___ Dataset content ___

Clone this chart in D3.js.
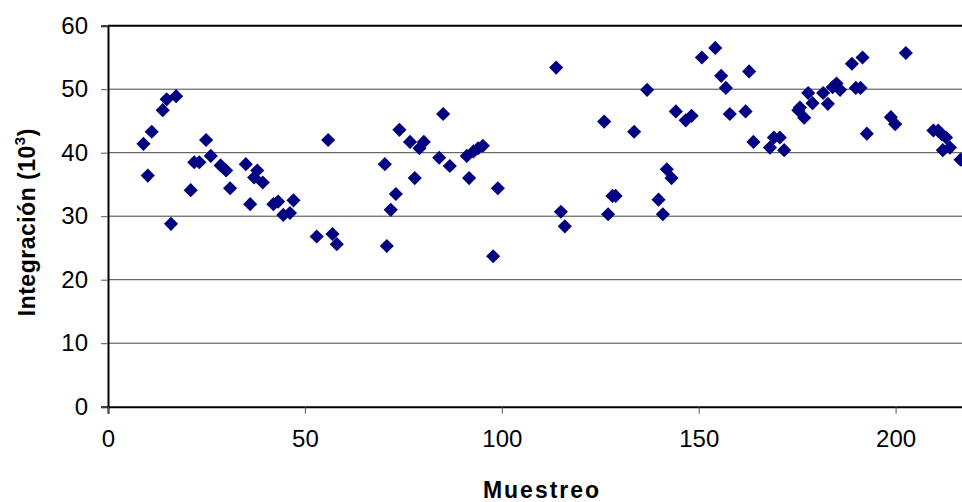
<!DOCTYPE html>
<html>
<head>
<meta charset="utf-8">
<script src="https://cdn.jsdelivr.net/npm/d3@7"></script>
<style>
  html, body { margin: 0; padding: 0; background: #fff; overflow: hidden; }
  svg { display: block; font-family: "Liberation Sans", Arial, sans-serif; }
</style>
</head>
<body>
<svg id="chart" width="962" height="502"></svg>
<script>
// Sample number (Muestreo)
const muestreo = [
  9.0, 10.1, 11.1, 13.9, 14.9, 16.0, 17.3, 21.0, 21.9, 23.2,
  24.9, 26.1, 28.6, 30.0, 31.0, 35.0, 36.1, 37.1, 37.9, 39.3,
  42.0, 43.2, 44.5, 46.2, 47.1, 53.0, 55.9, 57.0, 58.1, 70.3,
  70.8, 71.8, 73.1, 74.0, 76.7, 77.9, 79.1, 80.2, 84.1, 85.1,
  86.8, 91.1, 91.7, 92.8, 94.0, 95.2, 97.8, 99.0, 113.8, 115.0,
  116.0, 126.0, 127.0, 128.1, 128.9, 133.6, 136.9, 139.8, 140.9, 141.9,
  143.1, 144.2, 146.7, 148.2, 150.8, 154.2, 155.7, 156.9, 157.9, 161.9,
  162.8, 163.9, 168.1, 169.1, 170.6, 171.7, 175.3, 175.7, 176.8, 177.8,
  178.9, 181.6, 182.8, 184.0, 185.0, 185.9, 188.9, 189.9, 191.1, 191.6,
  192.7, 198.8, 199.9, 202.6, 209.6, 210.8, 211.7, 212.8, 212.0, 213.8,
  216.5
];
// Integration value (10^3)
const integracion = [
  41.4, 36.4, 43.3, 46.7, 48.4, 28.8, 48.9, 34.1, 38.5, 38.5,
  42.0, 39.5, 38.0, 37.2, 34.4, 38.2, 31.9, 36.1, 37.2, 35.3,
  31.9, 32.3, 30.2, 30.5, 32.5, 26.8, 42.0, 27.2, 25.6, 38.2,
  25.3, 31.0, 33.5, 43.6, 41.7, 36.0, 40.7, 41.7, 39.2, 46.1,
  37.9, 39.5, 36.0, 40.2, 40.7, 41.1, 23.7, 34.4, 53.4, 30.7,
  28.4, 44.9, 30.3, 33.2, 33.2, 43.3, 49.9, 32.6, 30.3, 37.4,
  36.0, 46.5, 45.1, 45.8, 55.0, 56.5, 52.1, 50.2, 46.1, 46.5,
  52.8, 41.7, 40.8, 42.4, 42.4, 40.4, 46.7, 47.1, 45.5, 49.4,
  47.8, 49.4, 47.7, 50.3, 50.9, 49.9, 54.0, 50.2, 50.2, 55.0,
  43.0, 45.6, 44.5, 55.7, 43.5, 43.5, 42.9, 42.4, 40.4, 40.8,
  38.9
];
const xTicks = [0, 50, 100, 150, 200];
const yTicks = [0, 10, 20, 30, 40, 50, 60];

const svg = d3.select("#chart");
const plotLeft = 108, plotTop = 25.7, plotBottom = 406.7;
const plotRight = plotLeft + 250 * 3.938;

const x = d3.scaleLinear().domain([0, 250]).range([plotLeft, plotRight]);
const y = d3.scaleLinear().domain([0, 60]).range([plotBottom, plotTop]);

// horizontal gridlines
svg.append("g")
  .selectAll("line")
  .data(yTicks.filter(v => v > 0 && v < 60))
  .join("line")
  .attr("x1", plotLeft).attr("x2", plotRight)
  .attr("y1", d => y(d)).attr("y2", d => y(d))
  .attr("stroke", "#444").attr("stroke-width", 1);

// top frame line
svg.append("line")
  .attr("x1", plotLeft).attr("x2", plotRight)
  .attr("y1", y(60)).attr("y2", y(60))
  .attr("stroke", "#000").attr("stroke-width", 2);

// y axis
const yAxis = svg.append("g")
  .attr("transform", `translate(${plotLeft},0)`)
  .call(d3.axisLeft(y).tickValues(yTicks).tickSize(7).tickPadding(13).tickFormat(d3.format("d")));
yAxis.select(".domain").attr("stroke", "#000").attr("stroke-width", 2);
yAxis.selectAll(".tick line").attr("stroke", "#555");
yAxis.selectAll(".tick text")
  .attr("font-family", "Liberation Sans, Arial, sans-serif")
  .attr("font-size", 24).attr("fill", "#000");

// x axis (line continues past the visible area)
const xAxis = svg.append("g")
  .attr("transform", `translate(0,${plotBottom})`)
  .call(d3.axisBottom(x).tickValues(xTicks).tickSize(7).tickPadding(16).tickFormat(d3.format("d")));
xAxis.select(".domain").attr("stroke", "#000").attr("stroke-width", 2);
xAxis.selectAll(".tick line").attr("stroke", "#555");
xAxis.selectAll(".tick text")
  .attr("font-family", "Liberation Sans, Arial, sans-serif")
  .attr("font-size", 24).attr("fill", "#000");

// data points: navy diamonds
const diamond = d3.symbol().type(d3.symbolSquare).size(100);
svg.append("g")
  .selectAll("path")
  .data(muestreo.map((m, i) => [m, integracion[i]]))
  .join("path")
  .attr("d", diamond)
  .attr("transform", d => `translate(${x(d[0])},${y(d[1])}) rotate(45)`)
  .attr("fill", "#000080");

// axis titles
svg.append("text")
  .attr("x", 542).attr("y", 498)
  .attr("text-anchor", "middle")
  .attr("font-size", 23).attr("font-weight", "bold")
  .attr("letter-spacing", 2)
  .text("Muestreo");

const yTitle = svg.append("text")
  .attr("transform", `translate(35,${(plotTop + plotBottom) / 2 + 6}) rotate(-90)`)
  .attr("text-anchor", "middle")
  .attr("font-size", 23).attr("font-weight", "bold")
  .attr("letter-spacing", 0.5);
yTitle.append("tspan").text("Integración (10");
yTitle.append("tspan").attr("font-size", 15).attr("dy", -10).text("3");
yTitle.append("tspan").attr("dy", 10).text(")");
</script>
</body>
</html>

___

• [Your objective] Within the data above, pick out all lines holding the word "chart".

• [Output for this task]
Clone this chart in D3.js.
<svg id="chart" width="962" height="502"></svg>
const svg = d3.select("#chart");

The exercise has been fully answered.